I’ll stand at the door until somebody puts me out! It worked!
I’m out.
I am looking at the
backyard straight in the eye. I’ll run
the jogging course along the fence.
Golfers are on the other side of the fence. You know, I can’t tell if the golf carts are
rolling backwards or if I am really racing forwards. A quick turn and I am running right toward
the golfers. They are busy hitting golf
balls as I am barking to cheer them on. They
jump away from the fence while one grabs for his cellphone. Perhaps a complaint.
The wind
under my ears has a wispy sound as I finish the last lap of the jogging course
and quickly slip onto the obstacle course.
The obstacle course is nothing but flowers sweeping down a hill
overlooking a pool known as the tank in my obstacle course lingo. Each clump of flowers invites a quick snap of
my teeth as I run around them. Petals
fly everywhere and dust spews into my face.

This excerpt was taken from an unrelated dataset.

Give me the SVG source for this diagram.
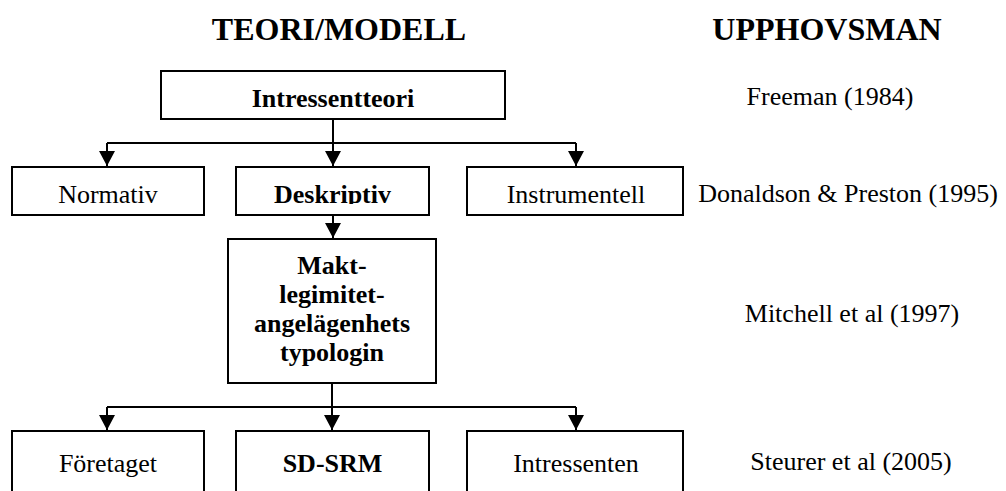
<svg xmlns="http://www.w3.org/2000/svg" width="1006" height="491" viewBox="0 0 1006 491">
  <style>
    .box { fill: #fff; stroke: #000; stroke-width: 2; }
    .t { font-family: "Liberation Serif", "Times New Roman", serif; font-size: 26px; fill: #000; text-anchor: middle; }
    .b { font-weight: bold; }
    .h { font-family: "Liberation Serif", "Times New Roman", serif; font-size: 32px; font-weight: bold; fill: #000; text-anchor: middle; }
    .c { fill: none; stroke: #000; stroke-width: 2; }
  </style>
  <defs>
    <marker id="arr" viewBox="0 0 15 16" refX="15" refY="8" markerWidth="15" markerHeight="16" markerUnits="userSpaceOnUse" orient="auto">
      <path d="M0,0 L15,8 L0,16 Z" fill="#000"/>
    </marker>
    <clipPath id="row2clip"><rect x="0" y="160" width="1006" height="44"/></clipPath>
  </defs>
  <rect width="1006" height="491" fill="#fff"/>

  <g id="headers">
    <text class="h" x="339" y="40">TEORI/MODELL</text>
    <text class="h" x="827" y="40">UPPHOVSMAN</text>
  </g>

  <g id="connectors">
    <path class="c" d="M333,119 V143 M107,143 H576"/>
    <path class="c" d="M107,143 V166" marker-end="url(#arr)"/>
    <path class="c" d="M333,143 V166" marker-end="url(#arr)"/>
    <path class="c" d="M576,143 V166" marker-end="url(#arr)"/>
    <path class="c" d="M333,215 V238" marker-end="url(#arr)"/>
    <path class="c" d="M332,383 V407 M107,407 H576"/>
    <path class="c" d="M107,407 V430" marker-end="url(#arr)"/>
    <path class="c" d="M332,407 V430" marker-end="url(#arr)"/>
    <path class="c" d="M576,407 V430" marker-end="url(#arr)"/>
  </g>

  <g id="intressentteori">
    <rect class="box" x="161" y="71" width="344" height="48"/>
    <text class="t b" x="333" y="107">Intressentteori</text>
  </g>
  <g id="normativ">
    <rect class="box" x="12" y="167" width="192" height="48"/>
    <text class="t" x="108" y="203" clip-path="url(#row2clip)">Normativ</text>
  </g>
  <g id="deskriptiv">
    <rect class="box" x="236" y="167" width="193" height="48"/>
    <text class="t b" x="332.5" y="203" clip-path="url(#row2clip)">Deskriptiv</text>
  </g>
  <g id="instrumentell">
    <rect class="box" x="467" y="167" width="216" height="48"/>
    <text class="t" x="576" y="203" clip-path="url(#row2clip)">Instrumentell</text>
  </g>
  <g id="makt">
    <rect class="box" x="228" y="239" width="208" height="144"/>
    <text class="t b" x="332" y="274">Makt-</text>
    <text class="t b" x="332" y="303">legimitet-</text>
    <text class="t b" x="332" y="332">angelägenhets</text>
    <text class="t b" x="332" y="361">typologin</text>
  </g>
  <g id="foretaget">
    <rect class="box" x="12" y="431" width="192" height="80"/>
    <text class="t" x="108" y="472">Företaget</text>
  </g>
  <g id="sdsrm">
    <rect class="box" x="236" y="431" width="193" height="80"/>
    <text class="t b" x="332.5" y="472">SD-SRM</text>
  </g>
  <g id="intressenten">
    <rect class="box" x="467" y="431" width="216" height="80"/>
    <text class="t" x="576" y="472">Intressenten</text>
  </g>

  <g id="authors">
    <text class="t" x="830" y="105">Freeman (1984)</text>
    <text class="t" x="848" y="202">Donaldson &amp; Preston (1995)</text>
    <text class="t" x="852" y="322">Mitchell et al (1997)</text>
    <text class="t" x="851" y="470">Steurer et al (2005)</text>
  </g>
</svg>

I am at the end of the obstacle course and diving into the tank to cool
off. I feel exuberant! No more order. I am wet, muddy and look just like a
retriever. I am who I am. I am great.
But as I look behind me I see nothing but floral debris and running ruts
in the mud. What a mess!
I don’t
think that I want another Hillary Day. Now,
Mom is looking at me as straight in the eye as I looked at the backyard. I have to tell her that there is no precedent
for punishing a dog at this address under similar circumstances. You can keep your Hillary Day, Hillary! I am going to hide and take an FBI nap. Hogan Not Here!